Hub-aware Random Walk Graph Embedding Methods for Classification
Aleksandar Tomčić, Miloš Savić, Miloš Radovanović
TL;DR
This work tackles node classification on large graphs by introducing two hub-aware graph embedding methods, SCWalk and Hub-Walk-Distribution, which bias random walks using label information to emphasize good hubs and de-emphasize bad hubs. Framed within a random-walk embedding paradigm and evaluated against the node2vec baseline, these methods learn embeddings via a single Word2Vec model and improve downstream classifier performance across multiple real-world networks. The results show consistent gains for SVM, RF, and NB classifiers, with performance improving as the biased sampling parameter $p$ increases, especially for SCWalk.

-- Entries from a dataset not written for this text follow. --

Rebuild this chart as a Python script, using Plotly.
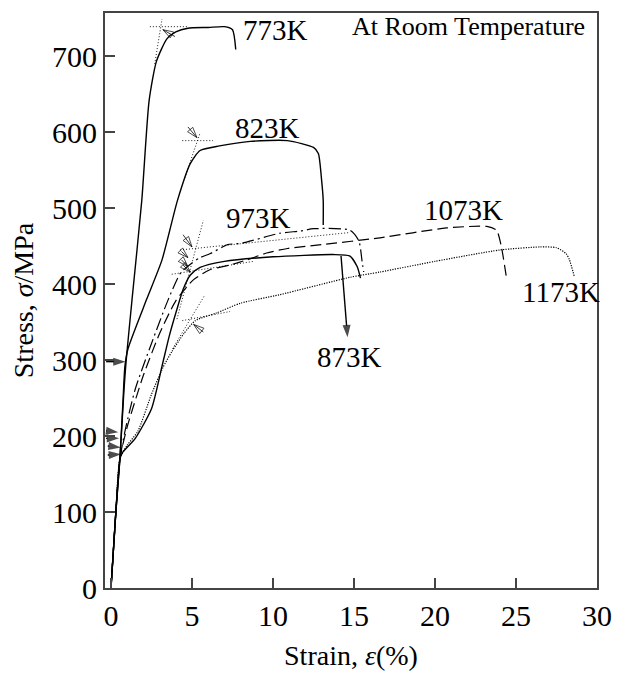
import plotly.graph_objects as go

# ---- data (strain %, stress MPa) ----
s773_x = [0, 0.3, 0.55, 0.8, 0.93, 1.3, 1.9, 2.35, 2.8, 3.45, 4.0, 4.75, 6.0, 7.0, 7.5, 7.7]
s773_y = [0, 100, 170, 260, 298, 380, 510, 641, 693, 723, 732, 737, 738, 739, 735, 709]

s823_x = [0, 0.3, 0.55, 0.75, 0.86, 1.05, 2.2, 3.15, 4.1, 4.9, 5.5, 6.7, 8.6, 10.9, 12.5, 12.8, 13.0, 13.1, 13.1]
s823_y = [0, 100, 170, 250, 292, 315, 380, 432, 510, 559, 576, 582, 588, 589, 580, 572, 537, 510, 478]

s873_x = [0, 0.3, 0.55, 0.7, 1.5, 2.5, 3.15, 3.6, 4.07, 4.45, 4.9, 5.5, 7.0, 10.0, 13.7, 14.75, 15.2, 15.4]
s873_y = [0, 100, 170, 178, 197, 236, 292, 332, 367, 393, 412, 422, 430, 436, 439, 437, 423, 408]

s973_x = [0, 0.3, 0.55, 0.9, 1.5, 2.5, 3.5, 4.3, 5.0, 5.5, 6.1, 7.2, 8.1, 10.4, 11.7, 12.5, 14.75, 15.3, 15.5, 15.6]
s973_y = [0, 100, 170, 210, 262, 322, 378, 415, 428, 435, 440, 452, 454, 467, 470, 473, 471, 457, 430, 416]

s1073_x = [0, 0.3, 0.55, 1.0, 2.0, 3.0, 4.0, 5.1, 6.1, 7.3, 8.4, 9.6, 10.9, 13.0, 16.6, 20.7, 23.2, 23.8, 24.1, 24.4]
s1073_y = [0, 100, 170, 212, 280, 335, 378, 406, 419, 425, 432, 441, 447, 452, 461, 474, 476, 471, 449, 410]

s1173_x = [0, 0.3, 0.55, 1.0, 1.65, 2.5, 3.2, 3.75, 4.5, 5.2, 6.5, 8.0, 10.4, 14.75, 16.6, 20.0, 24.0, 26.5, 27.5, 28.1, 28.3, 28.6]
s1173_y = [0, 100, 170, 188, 206, 255, 290, 311, 335, 352, 362, 375, 386, 409, 416, 430, 445, 449, 448, 440, 432, 410]

curve_labels = ["773K", "823K", "973K", "1073K", "1173K", "873K"]
label_x = [8.0, 7.5, 7.0, 19.2, 25.25, 12.6]
label_y = [735, 606, 487, 497, 390, 304]

# dotted construction (tangent) lines
tangent_x = [[2.4, 4.75], [2.7, 3.15], [4.4, 6.3], [4.55, 5.5], [4.07, 5.7],
             [4.26, 14.75], [3.75, 8.8], [3.8, 5.8], [4.4, 7.35]]
tangent_y = [[739, 739], [690, 749], [589, 589], [540, 599], [354, 484],
             [445, 468], [413, 430], [315, 386], [352, 364]]

# hollow arrows (tail -> head)
open_arrow_x = [[3.95, 3.2], [4.75, 5.3], [4.45, 5.0], [4.35, 4.75], [4.35, 4.75], [4.45, 4.9], [5.7, 5.1]]
open_arrow_y = [[726, 735], [607, 593], [465, 449], [443, 435], [432, 423], [425, 416], [337, 347]]

# filled yield arrows (tail -> head)
fill_arrow_x = [[-0.3, 0.45], [-0.3, 0.5], [-0.2, 0.6], [-0.2, 0.62], [-0.3, 0.9], [14.2, 14.6]]
fill_arrow_y = [[207, 205], [197, 197], [187, 185], [175, 176], [298, 298], [437, 330]]

FONT = "Liberation Serif"
INK = "#000000"
AXC = "#444444"

fig = go.Figure()

styles = [
    (s773_x, s773_y, "solid", 1.4),
    (s823_x, s823_y, "solid", 1.4),
    (s873_x, s873_y, "solid", 1.4),
    (s973_x, s973_y, "12px,4px,2px,4px", 1.2),
    (s1073_x, s1073_y, "11px,5px", 1.2),
    (s1173_x, s1173_y, "1.2px,1.3px", 1.2),
]
for xs, ys, dash, w in styles:
    fig.add_trace(go.Scatter(x=xs, y=ys, mode="lines", line=dict(color=INK, width=w, dash=dash,
                             shape="spline", smoothing=0.6), hoverinfo="skip"))

for xs, ys in zip(tangent_x, tangent_y):
    fig.add_trace(go.Scatter(x=xs, y=ys, mode="lines",
                             line=dict(color=INK, width=0.9, dash="1px,2px"), hoverinfo="skip"))

for xs, ys in zip(open_arrow_x, open_arrow_y):
    fig.add_trace(go.Scatter(x=xs, y=ys, mode="lines+markers",
                             line=dict(color=INK, width=0.8),
                             marker=dict(symbol="arrow-open", size=[0, 11], angleref="previous",
                                         color=INK, line=dict(color=INK, width=1)),
                             hoverinfo="skip"))

for xs, ys in zip(fill_arrow_x, fill_arrow_y):
    fig.add_trace(go.Scatter(x=xs, y=ys, mode="lines+markers",
                             line=dict(color=INK, width=1.4),
                             marker=dict(symbol="arrow", size=[0, 13], angleref="previous",
                                         color=INK, line=dict(width=0)),
                             hoverinfo="skip"))

for t, lx, ly in zip(curve_labels, label_x, label_y):
    fig.add_annotation(x=lx, y=ly, text=t, showarrow=False, xanchor="left", yanchor="middle",
                       font=dict(family=FONT, size=29, color=INK))

fig.add_annotation(x=29.4, y=739, text="At Room Temperature", showarrow=False,
                   xanchor="right", yanchor="middle", font=dict(family=FONT, size=26, color=INK))

axis_common = dict(showgrid=False, zeroline=False, showline=True, linecolor=AXC, linewidth=2,
                   mirror=True, ticks="inside", ticklen=10, tickwidth=2, tickcolor=AXC,
                   tickfont=dict(family=FONT, size=30, color=INK))

fig.update_xaxes(range=[-0.37, 30], tickvals=[0, 5, 10, 15, 20, 25, 30],
                 title=dict(text="Strain, <i>ε</i>(%)", font=dict(family=FONT, size=28, color=INK), standoff=14),
                 **axis_common)
fig.update_yaxes(range=[0, 757], tickvals=[0, 100, 200, 300, 400, 500, 600, 700],
                 title=dict(text="Stress, <i>σ</i>/MPa", font=dict(family=FONT, size=28, color=INK), standoff=10),
                 **axis_common)

fig.update_layout(width=627, height=677, margin=dict(l=105, r=30, t=11, b=86),
                  plot_bgcolor="white", paper_bgcolor="white", showlegend=False)

fig.write_html("out.html")
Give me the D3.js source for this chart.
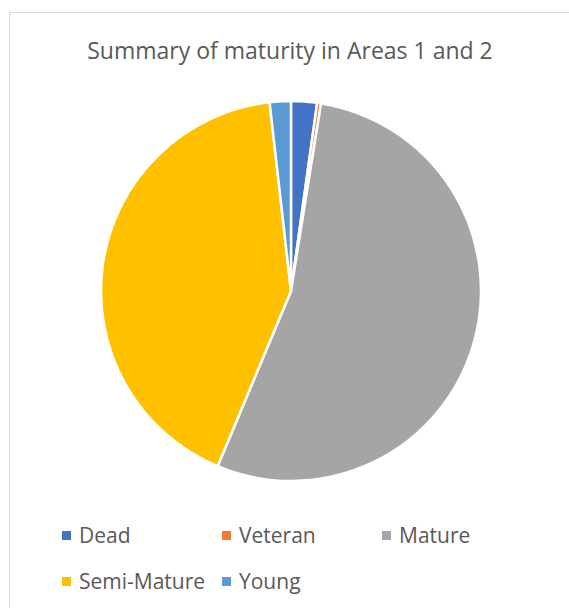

The study demonstrates a practical, label-aware, and hub-centric approach to graph embeddings that offers both accuracy gains and computational efficiency for node classification tasks.
Abstract
In the last two decades we are witnessing a huge increase of valuable big data structured in the form of graphs or networks. To apply traditional machine learning and data analytic techniques to such data it is necessary to transform graphs into vector-based representations that preserve the most essential structural properties of graphs. For this purpose, a large number of graph embedding methods have been proposed in the literature. Most of them produce general-purpose embeddings suitable for a variety of applications such as node clustering, node classification, graph visualisation and link prediction. In this paper, we propose two novel graph embedding algorithms based on random walks that are specifically designed for the node classification problem. Random walk sampling strategies of the proposed algorithms have been designed to pay special attention to hubs -- high-degree nodes that have the most critical role for the overall connectedness in large-scale graphs. The proposed methods are experimentally evaluated by analyzing the classification performance of three classification algorithms trained on embeddings of real-world networks. The obtained results indicate that our methods considerably improve the predictive power of examined classifiers compared to currently the most popular random walk method for generating general-purpose graph embeddings (node2vec).